Yesterday, Richard Terrell at Critical-Gaming posted about the genius of slowdown. In the post, he discusses the slowing down some games display in complex scenes due to hardware limitations. Terrell writes:
The benefits for the slower gameplay are the same as with bullet time. When the game is slowed down, the player has additional time to process and analyze the game. But unlike bullet time, the amount of slowdown that occurs is directly proportional to the amount of in game “chaos” on screen. Like the smart slow-mo from Perfect Dark that activates when two players in a multiplayer match move within a certain proximity of each other, slowdown makes the game time relative to action and position.

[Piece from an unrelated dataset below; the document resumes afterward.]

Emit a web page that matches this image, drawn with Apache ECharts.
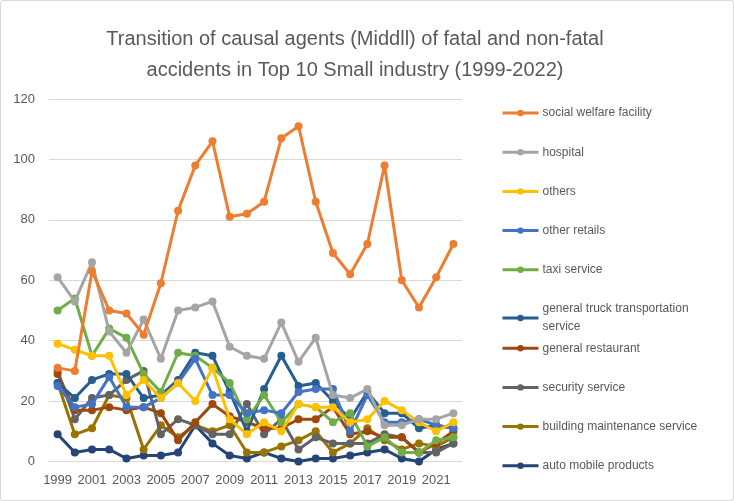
<!DOCTYPE html>
<html>
<head>
<meta charset="utf-8">
<script src="https://cdn.jsdelivr.net/npm/echarts@6/dist/echarts.min.js"></script>
<style>
html,body{margin:0;padding:0;background:#fff;}
#wrap{position:absolute;left:0;top:0;width:732px;height:499px;border:1px solid #D9D9D9;border-radius:3px;}
#chart{width:734px;height:501px;position:absolute;left:0;top:0;}
</style>
</head>
<body>
<div id="wrap"></div>
<div id="chart"></div>
<script>
const years = ['1999','2000','2001','2002','2003','2004','2005','2006','2007','2008','2009','2010','2011','2012','2013','2014','2015','2016','2017','2018','2019','2020','2021','2022'];
const seriesNames = ['social welfare facility','hospital','others','other retails','taxi service','general truck transportation service','general restaurant','security service','building maintenance service','auto mobile products'];
const socialWelfare = [31,30,63,50,49,42,59,83,98,106,81,82,86,107,111,86,69,62,72,98,60,51,61,72];
const hospital      = [61,53,66,43,36,47,34,50,51,53,38,35,34,46,33,41,22,21,24,12,12,14,14,16];
const others        = [39,37,35,35,22,27,21,26,20,31,14,9,13,10,19,18,18,13,14,20,17,13,10,13];
const otherRetails  = [25,18,19,28,18,18,21,26,34,22,22,16,17,16,23,24,24,10,22,13,13,14,12,11];
const taxiService   = [50,54,35,44,41,29,23,36,35,31,26,14,22,13,19,18,13,16,5,8,3,3,7,8];
const truckTransport= [26,21,27,29,29,21,22,27,36,35,23,10,24,35,25,26,20,14,23,16,16,11,12,11];
const restaurant    = [29,17,17,18,17,18,16,7,13,19,15,13,11,11,14,14,18,9,10,8,8,3,6,10];
const security      = [30,14,21,22,27,30,9,14,12,9,9,19,9,14,4,8,6,6,6,9,8,3,3,6];
const buildingMaint = [26,9,11,22,21,4,12,8,12,10,12,3,3,5,7,10,3,6,11,7,4,6,5,8];
const autoMobile    = [9,3,4,4,1,2,2,3,12,6,2,1,3,1,0,1,1,2,3,4,1,0,4,6];
const yTicks = [0,20,40,60,80,100,120];

const allData = [socialWelfare,hospital,others,otherRetails,taxiService,truckTransport,restaurant,security,buildingMaint,autoMobile];
const colors = ['#ED7D31','#A5A5A5','#FFC000','#4472C4','#70AD47','#255E91','#9E480E','#636363','#997300','#264478'];
const font = '"Liberation Sans", "DejaVu Sans", sans-serif';

const chart = echarts.init(document.getElementById('chart'), null, {renderer:'canvas'});
const legends = seriesNames.map((n,i)=>({
  data:[n],
  orient:'vertical',
  left:496,
  top:99 + i*39.2,
  itemWidth:36,
  itemHeight:8,
  itemGap:0,
  selectedMode:false,
  lineStyle:{width:3},
  formatter: (name)=> name === 'general truck transportation service' ? 'general truck transportation\nservice' : name,
  textStyle:{color:'#595959',fontSize:12,fontFamily:font,lineHeight:18,padding:[0,0,0,-1]}
}));
chart.setOption({
  animation:false,
  color:colors,
  title:{
    text:'Transition of causal agents (Middll) of fatal and non-fatal\naccidents in Top 10 Small industry (1999-2022)',
    left:350, textAlign:'center', top:19,
    textStyle:{color:'#595959',fontSize:20,fontWeight:'normal',fontFamily:font,lineHeight:31}
  },
  legend:legends,
  grid:{left:49,right:272,top:99,bottom:39.5,containLabel:false},
  xAxis:{
    type:'category',
    data:years,
    boundaryGap:true,
    axisLine:{lineStyle:{color:'#D9D9D9'}},
    axisTick:{show:false},
    axisLabel:{interval:1,color:'#595959',fontSize:13,fontFamily:font,margin:12}
  },
  yAxis:{
    type:'value',
    min:yTicks[0],max:yTicks[yTicks.length-1],interval:20,
    axisLine:{show:false},
    axisTick:{show:false},
    splitLine:{lineStyle:{color:'#D9D9D9',width:1}},
    axisLabel:{color:'#595959',fontSize:13,fontFamily:font,margin:14}
  },
  series: seriesNames.map((n,i)=>({
    name:n,
    type:'line',
    data:allData[i],
    symbol:'circle',
    symbolSize:8,
    lineStyle:{width:3,color:colors[i]},
    itemStyle:{color:colors[i]},
    z: 20 - i
  }))
});
</script>
</body>
</html>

Slowdown like Terrell describes was far more common on older consoles of the SNES era or earlier. Typically, when a large number of enemies or other sprites were on the screen at once, the game itself would slow down as the console churned to keep up with the graphics. Examples are the slowdown that occurred in some Zelda games when healing fairies filled the screen with a ring of hearts, or the lag that happened in early Megaman games when there were more than a handful of enemies and projectiles visible. As Terrell points out, these slowdowns aren’t just unintended errors. They connect the player to the medium, in a similar way to the oddities in Mark Z. Danielewski’s book House of Leaves connect its readers to the medium of the book.